Apalagi dengan anak. Mereka makhluk kecil yang ganteng dan cantik. Mereka memiliki kekhasan masing-masing dan kecerdasan berbeda dari satu mata pelajaran dengan lainnya sesuai minat bakat bawaan sejak lahir dan binaan orang tuanya ketika usia sekolah.
Ada anak dengan gaya belajar visualnya. Ia lebih mudah untuk mengerti pelajaran dengan penglihatan, seperti menggunakan gambar, ilustrasi, diagram, video, dan sebagainya.

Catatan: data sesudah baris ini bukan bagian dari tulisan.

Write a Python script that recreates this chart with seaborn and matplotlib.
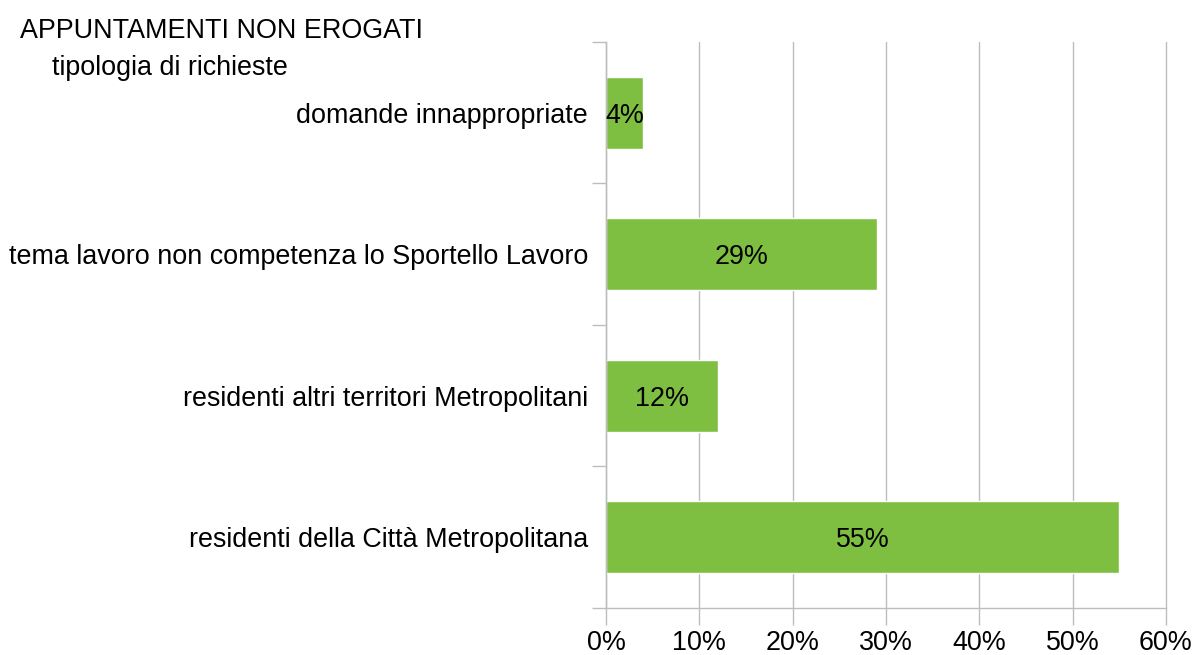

Anak dengan gaya belajar auditori. Ia mudah menangkap informasi melalui suara. Anak dengan gaya belajar auditori lebih cepat mengingat pelajaran dari guru yang sedang berbicara. Ia tak butuh mencatat. Anak ini semakin guru piawai  presentasi, ia akan semakin antusias mendengarkan.
Ingat satu teman waktu kuliah. Setiap dosen star menjelaskan bahan kuliah, ia pun star tidur. Tapi ketika dosen uji, ia bisa jawab semua pertanyaan dosen. Aneh.
Adapun anak dengan gaya belajar membaca dan menulis gampang memahami materi pelajaran dalam bentuk tulisan dan ditandai dengan kegemarannya untuk mencatat di buku cetak ataupun catatan. Buku cetak pun jadi sasaran coretan. Bahkan buku itu akan diberi garis merah, distabilo, dan diberi kotak untuk poin yang ia rasa penting. Sifat ini lebih melekat pada anak cewek. Cowok lebih suka visual dan audio.
Ini anak paling unik. Gaya ini melekat pada anak-anak nyeleneh tapi berotak brilian. Mereka juga rada suka iseng atau jahil. Anak dengan gaya belajar kinestetik: Ia cepat menyerap informasi saat dilakukan atau dipadukan dengan hal-hal praktis sambil goyang kaki bahkan menyanyi-nyanyi kecil. Anak ini ketika dites IQ nya di atas rata-rata. Karena itu kadang mereka terkesan hiperaktif.Â
Gaya belajar kinestetik lebih senang belajar dengan langsung mempraktikkan materi pelajarannya. Sebaiknya anak ini diarahkan ke SMK. Otomotif, Mesin, dan Olah raga.
Menurut Armstrong, kecerdasan kinestetik adalah kemampuan seseorang untuk menggunakan seluruh tubuh atau fisiknya untuk mengekspresikan ide dan perasaan, serta keterampilan menggunakan tangan untuk mengubah atau menciptakan sesuatu. Terima dia ketika berada di kelas tak sesuai ekspektasi kita.
Selain itu guru atau karyawan hebat juga sebainya harus tahu latar belakang atau background atasan, rekan kerja, apalagi siswanya. Selidiki latar belakang mereka agar tahu kiat menghadapi mereka baik saat berbicara maupun bertindak. Lakukan secara diam-diam. Berikan respon sesuai hasil temuan kita agar mereka menyukai kita.
Tak jarang lo, ternyata anak-anak kita lihat bermasalah itu karena memang anak dari keluarga bermasalah. Kadang ia anak yatim tanpa ayah atau tanpa ibu. Kadang ia anak korban brokenhome, kadang ia anak yang harus ikut bekerja membantu neneknya mencari uang. Karena di sekolah hebat itu biasanya anak tumbuh di lingkungan hebat pula. Hebat dalam kaca mata hidup prihatin.